S’il accumule du stock abusivement, sa création monétaire devra être limitée. D’ailleurs, celle-ci peut se faire uniquement si le stock est réellement vendu si l’on veut être sûr ;
- l’investissement, ou activité de production non consommable, pourrait se faire sur l’épargne des producteurs de biens consommables, ou tout simplement comme aujourd’hui, en allant voir le banquier.
- cette double source de création/destruction monétaire, autour des travail/consommation et de l’investissement, permet de limiter la propagation de crises à tout les secteurs de l’économie.
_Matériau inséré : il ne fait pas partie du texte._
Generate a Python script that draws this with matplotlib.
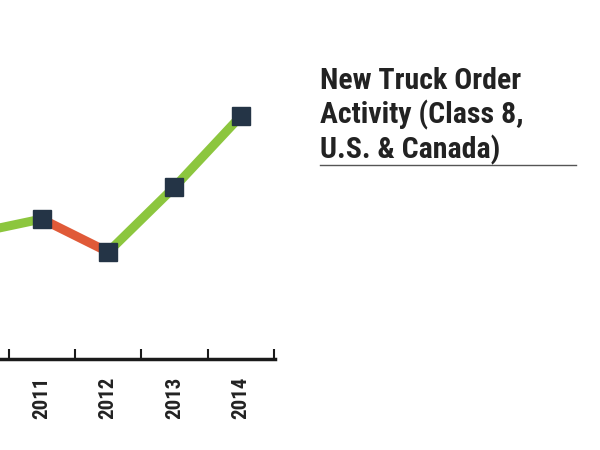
import matplotlib.pyplot as plt
from matplotlib import font_manager

# Dados (pedidos, milhares de unidades - estimado)
anos = [2010, 2011, 2012, 2013, 2014]
pedidos = [259, 273, 240, 305, 376]
anos_rotulo = [2011, 2012, 2013, 2014]
rotulos = ["2011", "2012", "2013", "2014"]

verde = "#8cc63e"
vermelho = "#e05a38"
marcador = "#243446"
texto = "#222222"

# tenta fonte condensada
nomes = {f.name for f in font_manager.fontManager.ttflist}
fonte = "DejaVu Sans"
for cand in ["Roboto Condensed", "DejaVu Sans Condensed", "Liberation Sans Narrow"]:
    if cand in nomes:
        fonte = cand
        break
plt.rcParams["font.family"] = [fonte, "DejaVu Sans"]

fig = plt.figure(figsize=(6, 4.5), dpi=100)
ax = fig.add_axes([0, 91 / 450, 275 / 600, 359 / 450])

# segmentos: verde quando sobe, vermelho quando desce
for i in range(len(anos) - 1):
    cor = verde if pedidos[i + 1] >= pedidos[i] else vermelho
    ax.plot(anos[i:i + 2], pedidos[i:i + 2], color=cor, lw=6.5,
            solid_capstyle="butt", zorder=2)
ax.plot(anos, pedidos, ls="none", marker="s", ms=12.5, color=marcador, zorder=3)

ax.set_yticks([])
ax.set_xticks([a - 0.5 for a in anos_rotulo] + [2014.5])
ax.set_xticklabels([])
ax.set_xticks(anos_rotulo, minor=True)
ax.set_xticklabels(rotulos, minor=True, rotation=90, fontsize=15,
                   fontweight="bold", color=texto)
ax.set_xlim(2010.37, 2014.515)
ax.set_ylim(133, 492)
ax.tick_params(axis="x", which="major", direction="in", length=7, width=1.5,
               color="#1a1a1a")
ax.tick_params(axis="x", which="minor", length=0, pad=13)
for lado in ["top", "left", "right"]:
    ax.spines[lado].set_visible(False)
ax.spines["bottom"].set_linewidth(2.5)
ax.spines["bottom"].set_color("#1a1a1a")

fig.text(320 / 600, 1 - 67 / 450, "New Truck Order\nActivity (Class 8,\nU.S. & Canada)",
         ha="left", va="top", fontsize=21.5, fontweight="bold", color=texto,
         linespacing=1.2)
fig.add_artist(plt.Line2D([320 / 600, 576 / 600], [1 - 165 / 450] * 2,
                          color="#555555", lw=1))

fig.savefig("out.png", dpi=100)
C’est une forme de cloisonnement, par rapport au système actuel où la quantité de monnaie en circulation dépend essentiellement de la bonne santé de l’immobilier.
- un économiste français (source que l’on peut facilement retrouver) a démontré que les hauts revenus en 2006 (et donc les inégalités) étaient essentiellement concentrés autour de la création monétaire, les salaires de la finance étant autrement plus rémunérateurs que ceux victimes de la perpétuelle vindicte communiste, les patrons. En multipliant les sources (droit légitime des individus à être rémunérés pour leur travail) et les motifs (travail, investissement) de création/destruction monétaire , c’est une source d’inégalité et de propagation de crises qui s’effondre sur elle-même.
C’est l’une des propositions (très librement interprétée par l’auteur) retrouvés chez Marie-Jeanne Duboin ("mais d’où vient la monnaie ?") ou André-Jacques Holbecq (www.societal.org) dont je ne connais pas l’origine, mais qui mérite certainement autrement plus d’attention que les quelques lignes ci-dessus, tellement elle semble brillante, prometteuse, et plus certainement aux antipodes d’intérêts biens compris et de l’ordre bien établi.